- **WRITTEN INSTRUCTION**: Quote the listing in full, exactly as given, minus any pictures.

- **SUPPLIED MATERIAL**:

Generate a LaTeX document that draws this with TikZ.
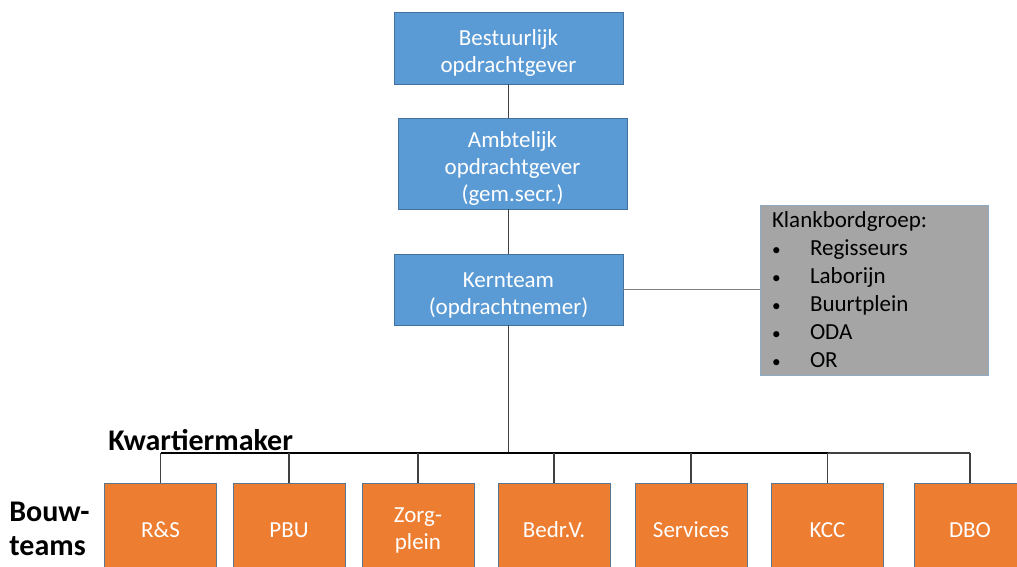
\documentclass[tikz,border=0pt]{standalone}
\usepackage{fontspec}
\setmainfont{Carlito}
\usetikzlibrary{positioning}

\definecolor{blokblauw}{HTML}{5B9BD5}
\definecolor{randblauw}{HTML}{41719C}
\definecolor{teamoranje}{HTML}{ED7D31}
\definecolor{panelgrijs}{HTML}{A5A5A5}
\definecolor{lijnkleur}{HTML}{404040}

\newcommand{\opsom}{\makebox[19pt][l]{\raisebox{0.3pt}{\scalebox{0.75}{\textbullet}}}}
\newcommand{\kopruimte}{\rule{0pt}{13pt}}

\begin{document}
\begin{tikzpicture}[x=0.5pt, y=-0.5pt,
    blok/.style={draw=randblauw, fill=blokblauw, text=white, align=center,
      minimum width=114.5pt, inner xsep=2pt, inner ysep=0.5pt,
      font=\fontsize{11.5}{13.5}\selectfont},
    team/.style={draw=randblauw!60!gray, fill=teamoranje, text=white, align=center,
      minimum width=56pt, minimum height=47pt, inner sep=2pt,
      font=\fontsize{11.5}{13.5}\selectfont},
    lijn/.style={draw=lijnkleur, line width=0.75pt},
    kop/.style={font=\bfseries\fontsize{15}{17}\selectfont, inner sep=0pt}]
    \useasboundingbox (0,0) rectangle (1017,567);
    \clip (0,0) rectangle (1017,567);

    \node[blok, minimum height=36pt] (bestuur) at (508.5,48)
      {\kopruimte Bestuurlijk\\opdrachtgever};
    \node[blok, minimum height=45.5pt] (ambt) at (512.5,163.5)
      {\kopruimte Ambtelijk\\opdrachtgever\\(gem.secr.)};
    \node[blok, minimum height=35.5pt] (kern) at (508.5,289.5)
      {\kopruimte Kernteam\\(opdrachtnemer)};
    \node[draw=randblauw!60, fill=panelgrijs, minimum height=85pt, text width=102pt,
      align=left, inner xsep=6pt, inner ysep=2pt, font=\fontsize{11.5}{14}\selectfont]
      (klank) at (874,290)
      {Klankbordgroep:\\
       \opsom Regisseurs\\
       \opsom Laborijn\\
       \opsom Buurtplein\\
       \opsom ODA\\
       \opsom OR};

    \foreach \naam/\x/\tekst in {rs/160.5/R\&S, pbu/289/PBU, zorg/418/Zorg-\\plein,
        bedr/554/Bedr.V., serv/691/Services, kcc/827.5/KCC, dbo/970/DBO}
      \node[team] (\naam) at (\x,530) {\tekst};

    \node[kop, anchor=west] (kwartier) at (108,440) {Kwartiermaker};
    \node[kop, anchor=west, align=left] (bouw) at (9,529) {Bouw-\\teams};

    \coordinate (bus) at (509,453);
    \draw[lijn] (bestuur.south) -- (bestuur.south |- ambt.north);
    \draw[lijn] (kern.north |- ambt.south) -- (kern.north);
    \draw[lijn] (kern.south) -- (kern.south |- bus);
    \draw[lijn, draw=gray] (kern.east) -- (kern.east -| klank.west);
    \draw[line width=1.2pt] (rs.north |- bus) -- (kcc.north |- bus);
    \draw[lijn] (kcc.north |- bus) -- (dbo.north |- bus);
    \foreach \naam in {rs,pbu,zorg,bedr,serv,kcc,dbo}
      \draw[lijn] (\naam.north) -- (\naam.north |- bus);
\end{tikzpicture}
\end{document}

- **COMPLETE OUTPUT**:
Generate a LaTeX document that draws this with TikZ.
\documentclass[tikz,border=0pt]{standalone}
\usepackage{fontspec}
\setmainfont{Carlito}
\usetikzlibrary{positioning}

\definecolor{blokblauw}{HTML}{5B9BD5}
\definecolor{randblauw}{HTML}{41719C}
\definecolor{teamoranje}{HTML}{ED7D31}
\definecolor{panelgrijs}{HTML}{A5A5A5}
\definecolor{lijnkleur}{HTML}{404040}

\newcommand{\opsom}{\makebox[19pt][l]{\raisebox{0.3pt}{\scalebox{0.75}{\textbullet}}}}
\newcommand{\kopruimte}{\rule{0pt}{13pt}}

\begin{document}
\begin{tikzpicture}[x=0.5pt, y=-0.5pt,
    blok/.style={draw=randblauw, fill=blokblauw, text=white, align=center,
      minimum width=114.5pt, inner xsep=2pt, inner ysep=0.5pt,
      font=\fontsize{11.5}{13.5}\selectfont},
    team/.style={draw=randblauw!60!gray, fill=teamoranje, text=white, align=center,
      minimum width=56pt, minimum height=47pt, inner sep=2pt,
      font=\fontsize{11.5}{13.5}\selectfont},
    lijn/.style={draw=lijnkleur, line width=0.75pt},
    kop/.style={font=\bfseries\fontsize{15}{17}\selectfont, inner sep=0pt}]
    \useasboundingbox (0,0) rectangle (1017,567);
    \clip (0,0) rectangle (1017,567);

    \node[blok, minimum height=36pt] (bestuur) at (508.5,48)
      {\kopruimte Bestuurlijk\\opdrachtgever};
    \node[blok, minimum height=45.5pt] (ambt) at (512.5,163.5)
      {\kopruimte Ambtelijk\\opdrachtgever\\(gem.secr.)};
    \node[blok, minimum height=35.5pt] (kern) at (508.5,289.5)
      {\kopruimte Kernteam\\(opdrachtnemer)};
    \node[draw=randblauw!60, fill=panelgrijs, minimum height=85pt, text width=102pt,
      align=left, inner xsep=6pt, inner ysep=2pt, font=\fontsize{11.5}{14}\selectfont]
      (klank) at (874,290)
      {Klankbordgroep:\\
       \opsom Regisseurs\\
       \opsom Laborijn\\
       \opsom Buurtplein\\
       \opsom ODA\\
       \opsom OR};

    \foreach \naam/\x/\tekst in {rs/160.5/R\&S, pbu/289/PBU, zorg/418/Zorg-\\plein,
        bedr/554/Bedr.V., serv/691/Services, kcc/827.5/KCC, dbo/970/DBO}
      \node[team] (\naam) at (\x,530) {\tekst};

    \node[kop, anchor=west] (kwartier) at (108,440) {Kwartiermaker};
    \node[kop, anchor=west, align=left] (bouw) at (9,529) {Bouw-\\teams};

    \coordinate (bus) at (509,453);
    \draw[lijn] (bestuur.south) -- (bestuur.south |- ambt.north);
    \draw[lijn] (kern.north |- ambt.south) -- (kern.north);
    \draw[lijn] (kern.south) -- (kern.south |- bus);
    \draw[lijn, draw=gray] (kern.east) -- (kern.east -| klank.west);
    \draw[line width=1.2pt] (rs.north |- bus) -- (kcc.north |- bus);
    \draw[lijn] (kcc.north |- bus) -- (dbo.north |- bus);
    \foreach \naam in {rs,pbu,zorg,bedr,serv,kcc,dbo}
      \draw[lijn] (\naam.north) -- (\naam.north |- bus);
\end{tikzpicture}
\end{document}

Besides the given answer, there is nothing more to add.